Image via Celsius Magazine (May 1994)


It will come as no surprise to many service companies that CFCs will be harder to get, but what may surprise many is that the shortages are already apparent.

The consequences of the Montreal Protocol phase-out schedule has meant CFC manufacture and import quotas have been cut back to such an extent that demand will exceed supply an estimated 10-15 percent to the end of June, with further cuts beyond this. However this estimate is based on annual usage patterns of R12 over the last 2-3 years; the pick-up in the economy could see demand exceed even these historic levels.

Consequently we could be looking at a more serious shortfall in R12 than currently predicted.

On a product-by-product basis, R12 will be the main problem. R502 will not become a problem until end 1994, when an essential component of its local manufacture will no longer be available.

Wholesalers will, however be doing their utmost to meet the demands of their existing CFC customers. In all likelihood the industry is now going to find their orders of R12 to be only partially met.

How can you prevent your customers being “caught short”?

Without a doubt, the most responsible thing to do for your customers is to accelerate your changeover programme now. To leave it any longer is to court disaster.

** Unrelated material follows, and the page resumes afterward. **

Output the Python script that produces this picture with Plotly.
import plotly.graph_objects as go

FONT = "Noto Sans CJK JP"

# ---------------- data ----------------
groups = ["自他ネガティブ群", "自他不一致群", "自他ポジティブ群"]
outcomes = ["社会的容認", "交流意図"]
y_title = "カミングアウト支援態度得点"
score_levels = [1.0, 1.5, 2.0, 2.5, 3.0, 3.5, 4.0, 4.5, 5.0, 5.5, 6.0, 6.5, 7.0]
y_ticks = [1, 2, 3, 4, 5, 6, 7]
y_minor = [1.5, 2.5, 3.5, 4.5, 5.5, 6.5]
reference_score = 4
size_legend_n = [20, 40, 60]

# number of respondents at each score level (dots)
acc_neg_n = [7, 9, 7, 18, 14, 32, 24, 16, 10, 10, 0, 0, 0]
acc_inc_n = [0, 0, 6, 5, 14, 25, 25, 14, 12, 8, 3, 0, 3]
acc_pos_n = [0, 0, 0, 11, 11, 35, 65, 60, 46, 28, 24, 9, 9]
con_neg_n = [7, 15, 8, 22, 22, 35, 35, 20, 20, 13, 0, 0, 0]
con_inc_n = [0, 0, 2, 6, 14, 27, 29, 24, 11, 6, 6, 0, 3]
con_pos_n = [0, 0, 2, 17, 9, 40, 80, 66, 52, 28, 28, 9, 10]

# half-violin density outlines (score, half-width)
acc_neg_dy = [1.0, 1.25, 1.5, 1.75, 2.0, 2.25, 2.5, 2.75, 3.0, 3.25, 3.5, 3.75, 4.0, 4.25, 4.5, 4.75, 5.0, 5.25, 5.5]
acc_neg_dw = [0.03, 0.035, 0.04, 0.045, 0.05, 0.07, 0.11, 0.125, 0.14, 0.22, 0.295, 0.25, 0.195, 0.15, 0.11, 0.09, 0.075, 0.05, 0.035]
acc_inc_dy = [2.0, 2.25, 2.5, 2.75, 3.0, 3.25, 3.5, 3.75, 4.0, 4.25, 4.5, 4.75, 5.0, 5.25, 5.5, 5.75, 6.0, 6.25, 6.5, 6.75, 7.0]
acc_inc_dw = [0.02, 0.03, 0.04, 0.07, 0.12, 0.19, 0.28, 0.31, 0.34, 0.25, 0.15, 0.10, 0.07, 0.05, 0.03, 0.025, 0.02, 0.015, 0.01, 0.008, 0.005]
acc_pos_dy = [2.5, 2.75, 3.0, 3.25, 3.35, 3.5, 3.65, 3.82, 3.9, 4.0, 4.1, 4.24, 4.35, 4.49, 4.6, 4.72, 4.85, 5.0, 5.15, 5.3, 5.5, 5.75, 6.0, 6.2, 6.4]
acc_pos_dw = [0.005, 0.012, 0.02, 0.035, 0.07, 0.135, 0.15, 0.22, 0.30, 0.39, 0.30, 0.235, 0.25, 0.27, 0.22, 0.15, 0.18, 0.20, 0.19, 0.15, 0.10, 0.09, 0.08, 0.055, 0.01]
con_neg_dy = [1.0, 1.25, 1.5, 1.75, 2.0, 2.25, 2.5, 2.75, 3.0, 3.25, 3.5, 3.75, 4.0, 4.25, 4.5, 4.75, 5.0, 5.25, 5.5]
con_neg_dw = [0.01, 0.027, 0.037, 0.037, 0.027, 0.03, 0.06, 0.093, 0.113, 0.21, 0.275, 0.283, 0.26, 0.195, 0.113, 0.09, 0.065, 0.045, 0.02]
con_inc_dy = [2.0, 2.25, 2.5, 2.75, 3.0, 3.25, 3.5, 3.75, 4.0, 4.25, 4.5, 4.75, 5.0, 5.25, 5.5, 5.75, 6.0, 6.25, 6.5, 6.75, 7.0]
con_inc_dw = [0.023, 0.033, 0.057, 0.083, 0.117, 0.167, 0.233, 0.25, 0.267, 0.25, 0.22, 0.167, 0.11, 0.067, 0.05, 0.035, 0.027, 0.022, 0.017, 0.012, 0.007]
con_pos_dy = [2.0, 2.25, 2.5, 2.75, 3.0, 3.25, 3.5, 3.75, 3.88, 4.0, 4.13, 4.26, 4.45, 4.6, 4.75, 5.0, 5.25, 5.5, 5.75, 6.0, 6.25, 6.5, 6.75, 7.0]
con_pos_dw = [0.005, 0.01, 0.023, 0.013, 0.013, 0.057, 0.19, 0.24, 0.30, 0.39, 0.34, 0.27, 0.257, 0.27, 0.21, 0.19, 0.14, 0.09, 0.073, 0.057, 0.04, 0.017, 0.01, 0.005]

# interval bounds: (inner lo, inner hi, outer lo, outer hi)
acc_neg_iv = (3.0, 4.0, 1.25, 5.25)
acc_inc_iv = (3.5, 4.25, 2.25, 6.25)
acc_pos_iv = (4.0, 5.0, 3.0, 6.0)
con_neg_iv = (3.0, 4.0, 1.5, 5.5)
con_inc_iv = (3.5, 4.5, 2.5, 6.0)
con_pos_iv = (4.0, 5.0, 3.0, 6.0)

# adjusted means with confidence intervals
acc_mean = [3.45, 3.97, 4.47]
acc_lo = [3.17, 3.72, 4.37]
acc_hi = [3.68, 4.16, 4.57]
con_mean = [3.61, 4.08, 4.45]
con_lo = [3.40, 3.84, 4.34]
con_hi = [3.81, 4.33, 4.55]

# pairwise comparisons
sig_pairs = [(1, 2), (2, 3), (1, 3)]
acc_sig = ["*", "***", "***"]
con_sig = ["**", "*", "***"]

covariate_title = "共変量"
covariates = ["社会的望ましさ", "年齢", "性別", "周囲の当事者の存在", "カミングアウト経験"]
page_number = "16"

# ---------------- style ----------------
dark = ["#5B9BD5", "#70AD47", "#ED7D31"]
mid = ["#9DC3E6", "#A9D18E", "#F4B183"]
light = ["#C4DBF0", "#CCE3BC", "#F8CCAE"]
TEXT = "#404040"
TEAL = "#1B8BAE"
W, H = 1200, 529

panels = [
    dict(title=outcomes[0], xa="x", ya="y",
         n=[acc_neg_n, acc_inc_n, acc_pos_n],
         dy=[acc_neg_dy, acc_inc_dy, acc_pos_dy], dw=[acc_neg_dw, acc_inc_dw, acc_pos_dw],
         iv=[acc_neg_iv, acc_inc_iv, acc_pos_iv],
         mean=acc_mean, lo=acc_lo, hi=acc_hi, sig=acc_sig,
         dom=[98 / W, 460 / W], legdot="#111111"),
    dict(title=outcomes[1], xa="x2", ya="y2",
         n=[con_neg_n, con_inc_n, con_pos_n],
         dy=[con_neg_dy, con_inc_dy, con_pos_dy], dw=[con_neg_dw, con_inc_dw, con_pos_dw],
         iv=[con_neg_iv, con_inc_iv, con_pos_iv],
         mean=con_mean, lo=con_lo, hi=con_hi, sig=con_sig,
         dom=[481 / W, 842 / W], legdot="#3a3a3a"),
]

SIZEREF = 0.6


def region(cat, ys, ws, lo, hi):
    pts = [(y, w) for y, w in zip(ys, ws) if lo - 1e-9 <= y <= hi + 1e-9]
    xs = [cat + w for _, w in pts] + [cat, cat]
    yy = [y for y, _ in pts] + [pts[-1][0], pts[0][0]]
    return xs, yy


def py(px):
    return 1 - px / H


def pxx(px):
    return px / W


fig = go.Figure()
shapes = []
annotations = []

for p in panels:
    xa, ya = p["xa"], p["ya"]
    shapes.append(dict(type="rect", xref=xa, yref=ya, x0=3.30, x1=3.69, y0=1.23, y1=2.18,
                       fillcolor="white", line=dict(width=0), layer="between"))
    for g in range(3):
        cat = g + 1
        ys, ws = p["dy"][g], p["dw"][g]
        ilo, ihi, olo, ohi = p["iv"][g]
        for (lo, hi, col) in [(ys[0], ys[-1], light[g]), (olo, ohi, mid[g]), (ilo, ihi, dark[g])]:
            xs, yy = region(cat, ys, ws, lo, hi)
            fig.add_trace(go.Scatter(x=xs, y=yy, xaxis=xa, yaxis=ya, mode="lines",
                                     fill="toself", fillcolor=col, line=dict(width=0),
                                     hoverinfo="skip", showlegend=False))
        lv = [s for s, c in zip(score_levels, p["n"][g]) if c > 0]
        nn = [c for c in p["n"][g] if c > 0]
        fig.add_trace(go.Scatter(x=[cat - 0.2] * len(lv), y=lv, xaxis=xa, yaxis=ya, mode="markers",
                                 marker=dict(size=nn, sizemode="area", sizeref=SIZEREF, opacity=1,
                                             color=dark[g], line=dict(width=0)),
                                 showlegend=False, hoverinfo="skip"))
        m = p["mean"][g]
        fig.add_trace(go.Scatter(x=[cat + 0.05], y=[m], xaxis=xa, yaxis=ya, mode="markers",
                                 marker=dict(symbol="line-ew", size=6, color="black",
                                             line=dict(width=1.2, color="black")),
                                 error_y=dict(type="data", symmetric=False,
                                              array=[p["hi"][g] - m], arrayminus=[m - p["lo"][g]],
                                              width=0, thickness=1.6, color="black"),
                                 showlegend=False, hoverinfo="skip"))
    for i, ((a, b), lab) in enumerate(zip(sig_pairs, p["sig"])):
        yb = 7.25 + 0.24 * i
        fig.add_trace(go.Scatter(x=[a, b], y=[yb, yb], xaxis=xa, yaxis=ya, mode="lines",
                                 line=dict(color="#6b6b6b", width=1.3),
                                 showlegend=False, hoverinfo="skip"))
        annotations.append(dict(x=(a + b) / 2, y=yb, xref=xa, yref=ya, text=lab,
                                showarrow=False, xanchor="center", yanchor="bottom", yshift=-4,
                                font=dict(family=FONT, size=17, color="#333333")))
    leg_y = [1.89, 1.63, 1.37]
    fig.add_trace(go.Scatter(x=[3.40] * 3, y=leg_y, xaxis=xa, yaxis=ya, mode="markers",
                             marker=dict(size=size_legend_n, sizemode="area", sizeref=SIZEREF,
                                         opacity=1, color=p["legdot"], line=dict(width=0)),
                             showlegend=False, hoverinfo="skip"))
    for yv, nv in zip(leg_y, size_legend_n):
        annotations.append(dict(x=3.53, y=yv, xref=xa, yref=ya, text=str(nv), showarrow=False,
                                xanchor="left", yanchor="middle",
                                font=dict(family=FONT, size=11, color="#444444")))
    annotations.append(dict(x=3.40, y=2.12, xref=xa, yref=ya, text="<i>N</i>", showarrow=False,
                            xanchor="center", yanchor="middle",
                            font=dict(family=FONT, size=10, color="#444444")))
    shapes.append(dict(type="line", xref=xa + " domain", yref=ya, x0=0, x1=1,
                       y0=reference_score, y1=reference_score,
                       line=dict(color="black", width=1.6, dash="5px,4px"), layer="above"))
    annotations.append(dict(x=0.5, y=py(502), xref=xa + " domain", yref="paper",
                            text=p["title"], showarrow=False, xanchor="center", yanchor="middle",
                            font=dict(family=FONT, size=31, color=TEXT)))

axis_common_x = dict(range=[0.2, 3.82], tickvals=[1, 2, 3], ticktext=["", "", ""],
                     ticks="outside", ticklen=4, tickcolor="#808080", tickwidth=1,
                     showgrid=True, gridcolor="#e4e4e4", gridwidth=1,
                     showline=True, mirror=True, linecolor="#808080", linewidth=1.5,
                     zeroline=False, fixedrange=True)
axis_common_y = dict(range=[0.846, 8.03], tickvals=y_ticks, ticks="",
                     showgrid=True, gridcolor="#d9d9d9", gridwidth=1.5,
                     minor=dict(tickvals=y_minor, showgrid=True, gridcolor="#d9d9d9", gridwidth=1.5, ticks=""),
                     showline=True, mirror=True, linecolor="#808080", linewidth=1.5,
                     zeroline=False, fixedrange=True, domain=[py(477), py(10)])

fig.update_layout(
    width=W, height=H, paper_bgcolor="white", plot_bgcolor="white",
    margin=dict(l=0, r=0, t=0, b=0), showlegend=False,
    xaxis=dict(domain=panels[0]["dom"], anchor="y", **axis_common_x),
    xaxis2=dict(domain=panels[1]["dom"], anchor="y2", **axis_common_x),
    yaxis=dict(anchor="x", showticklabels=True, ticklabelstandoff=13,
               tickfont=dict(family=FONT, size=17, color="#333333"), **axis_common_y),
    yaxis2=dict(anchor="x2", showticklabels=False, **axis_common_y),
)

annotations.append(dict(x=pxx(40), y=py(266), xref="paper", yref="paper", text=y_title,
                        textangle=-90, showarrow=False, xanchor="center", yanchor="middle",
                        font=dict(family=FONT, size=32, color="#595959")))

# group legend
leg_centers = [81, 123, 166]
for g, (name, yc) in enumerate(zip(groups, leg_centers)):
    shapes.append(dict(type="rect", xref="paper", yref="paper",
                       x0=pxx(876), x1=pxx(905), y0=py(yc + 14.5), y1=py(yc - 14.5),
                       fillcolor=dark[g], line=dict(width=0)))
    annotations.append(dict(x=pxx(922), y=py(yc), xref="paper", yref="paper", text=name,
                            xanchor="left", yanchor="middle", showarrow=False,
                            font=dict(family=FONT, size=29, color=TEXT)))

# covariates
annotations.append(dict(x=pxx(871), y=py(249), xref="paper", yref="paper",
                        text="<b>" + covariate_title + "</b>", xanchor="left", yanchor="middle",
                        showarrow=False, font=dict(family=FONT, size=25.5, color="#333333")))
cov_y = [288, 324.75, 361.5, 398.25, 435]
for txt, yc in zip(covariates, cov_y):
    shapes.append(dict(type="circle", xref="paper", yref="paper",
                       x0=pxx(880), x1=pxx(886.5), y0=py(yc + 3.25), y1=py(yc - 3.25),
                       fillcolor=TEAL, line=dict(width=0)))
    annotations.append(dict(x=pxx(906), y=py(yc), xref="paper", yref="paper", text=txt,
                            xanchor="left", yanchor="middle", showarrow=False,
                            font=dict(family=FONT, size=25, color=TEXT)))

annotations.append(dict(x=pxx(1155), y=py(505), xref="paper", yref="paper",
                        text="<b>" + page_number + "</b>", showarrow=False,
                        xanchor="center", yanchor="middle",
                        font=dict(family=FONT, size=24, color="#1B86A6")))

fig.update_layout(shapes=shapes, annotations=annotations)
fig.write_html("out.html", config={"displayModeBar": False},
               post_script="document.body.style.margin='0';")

About 90 percent of the work of retrofitting is a scheduled programme of ester lubricant flushes to prepare the system for conversion to the new gases. Such a programme should be implemented as soon as possible with all “at risk” customers. In addition, customers can be assisted in preparing action plans to assist in the managed conversion to new gases.

The other area which will assist everybody and help minimise the effect of shortages is supporting the ODS Reclaim Fund programme for the recovery/recycling/reprocessing of CFCs. Recycling gas from decommissioned systems and providing improved equipment service/containment will also help to reduce our dependence on new supplies of CFCs.

The writing has been on the wall for a long time–CFC shortages have become a fact of life. The time to “think” about conversions has passed. Now is the time to “act”.